Given that there is a broad, bipartisan consensus about spending levels for next fiscal year, that there will either be a government shutdown or it will be a very close-run thing is an astonishing indictment of our system of government. And, in my view, the proximate cause of the gross dysfunction is partisan primary nominating elections. They end up electing too many people for whom scoring partisan points is more important than governing.
Arizona has two congressmen, Andy Biggs and Eli Crane, willing to shut down the government to make a partisan point that has no chance of becoming law. I can’t imagine that more than a small faction of the electorate in either of their districts would think that’s a good idea. But partisan primaries, where that small faction has disproportionate influence, will probably protect them from political accountability for their actions.

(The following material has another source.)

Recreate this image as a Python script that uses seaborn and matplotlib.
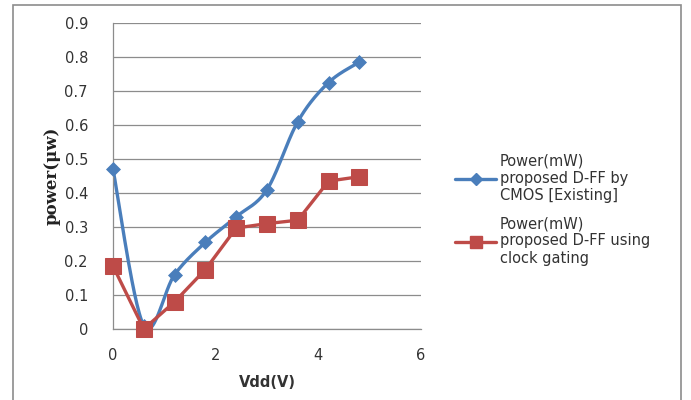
import numpy as np
import pandas as pd
import seaborn as sns
import matplotlib
matplotlib.use("Agg")
import matplotlib.pyplot as plt
from matplotlib.patches import Rectangle
from matplotlib.lines import Line2D

vdd = [0, 0.6, 1.2, 1.8, 2.4, 3.0, 3.6, 4.2, 4.8]
power_cmos = [0.47, 0.01, 0.16, 0.255, 0.33, 0.41, 0.61, 0.725, 0.785]
power_clock = [0.185, 0.0, 0.08, 0.175, 0.297, 0.31, 0.32, 0.435, 0.448]
label_cmos = "Power(mW)\nproposed D-FF by\nCMOS [Existing]"
label_clock = "Power(mW)\nproposed D-FF using\nclock gating"
yticks = [0, 0.1, 0.2, 0.3, 0.4, 0.5, 0.6, 0.7, 0.8, 0.9]
xticks = [0, 2, 4, 6]

blue = "#4a7ebb"
red = "#be4b48"

def smooth(x, y, n=30):
    x = np.asarray(x, float); y = np.asarray(y, float)
    px = np.concatenate([[x[0]], x, [x[-1]]])
    py = np.concatenate([[y[0]], y, [y[-1]]])
    ox, oy = [], []
    t = np.linspace(0, 1, n)
    for i in range(1, len(px) - 2):
        p0 = np.array([px[i], py[i]]); p3 = np.array([px[i+1], py[i+1]])
        c1 = p0 + (np.array([px[i+1], py[i+1]]) - np.array([px[i-1], py[i-1]])) / 6
        c2 = p3 - (np.array([px[i+2], py[i+2]]) - np.array([px[i], py[i]])) / 6
        b = ((1-t)**3)[:, None]*p0 + (3*(1-t)**2*t)[:, None]*c1 + (3*(1-t)*t**2)[:, None]*c2 + (t**3)[:, None]*p3
        ox.extend(b[:, 0]); oy.extend(b[:, 1])
    return ox, oy

sns.set_theme(style="white")
fig = plt.figure(figsize=(6.91, 4.0), dpi=100)
fig.patches.append(Rectangle((13/691, -0.1), (681-13)/691, 1.1 - 5/400, transform=fig.transFigure,
                             fill=False, edgecolor="#8c8c8c", linewidth=1.2))
ax = fig.add_axes([113/691, 1-329/400, (421-113)/691, (329-23)/400])

sx, sy = smooth(vdd, power_cmos)
df_s = pd.DataFrame({"x": sx, "y": sy})
sns.lineplot(data=df_s, x="x", y="y", ax=ax, color=blue, linewidth=2.4, sort=False, estimator=None)
df1 = pd.DataFrame({"x": vdd, "y": power_cmos})
sns.scatterplot(data=df1, x="x", y="y", ax=ax, color=blue, marker="D", s=50, edgecolor=blue,
                zorder=5, clip_on=False)
df2 = pd.DataFrame({"x": vdd, "y": power_clock})
sns.lineplot(data=df2, x="x", y="y", ax=ax, color=red, linewidth=2.4, marker="s", markersize=11,
             markeredgecolor=red, sort=False, estimator=None, zorder=6, clip_on=False)

ax.set_xlim(0, 6)
ax.set_ylim(0, 0.9)
ax.set_xticks(xticks)
ax.set_yticks(yticks)
ax.set_xticklabels([str(v) for v in xticks], fontsize=10.5, color="#333333")
ax.set_yticklabels(["0"] + [f"{v:.1f}" for v in yticks[1:]], fontsize=10.5, color="#333333")
ax.tick_params(axis="x", pad=8)
ax.tick_params(axis="y", pad=12)
ax.yaxis.grid(True, color="#8c8c8c", linewidth=0.9)
ax.xaxis.grid(False)
for s in ["top", "right"]:
    ax.spines[s].set_visible(False)
for s in ["left", "bottom"]:
    ax.spines[s].set_color("#8c8c8c")
    ax.spines[s].set_linewidth(0.9)
ax.set_xlabel("Vdd(V)", fontsize=10.5, fontweight="bold", color="#333333", labelpad=8)
ax.set_ylabel("power(μw)", fontsize=12, fontweight="bold", family="DejaVu Serif", color="#222222", labelpad=3)

handles = [Line2D([0], [0], color=blue, linewidth=2.4, marker="D", markersize=6),
           Line2D([0], [0], color=red, linewidth=2.4, marker="s", markersize=9)]
fig.legend(handles, [label_cmos, label_clock], loc="upper left", bbox_to_anchor=(442/691, 1-140/400),
           frameon=False, fontsize=10.5, handlelength=2.8, labelspacing=0.9, handletextpad=0.25,
           labelcolor="#333333")

fig.savefig("out.png", dpi=100)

The problem, however, is much bigger than the handful of Republicans gumming up McCarthy’s gambit. Biggs and Crane aren’t responsible for the failure of Republicans to move appropriations bills according to the Budget Act timeline. Biggs and Crane aren’t responsible for McCarthy’s decision to pursue a GOP-only budget proposal with no chance of becoming law, rather than facilitate the broad, bipartisan consensus. Biggs and Crane enjoy the power the domination of partisan considerations in Congress gives them over McCarthy and events, but they did not create that system.
George Washington, in his farewell address, warned about “the baneful effects of the spirit of party”. When those baneful effects include the inability to timely fund the federal government, despite there being a broad, bipartisan consensus about it, the influence of the “spirit of party” needs, somehow, to be sharply diminished.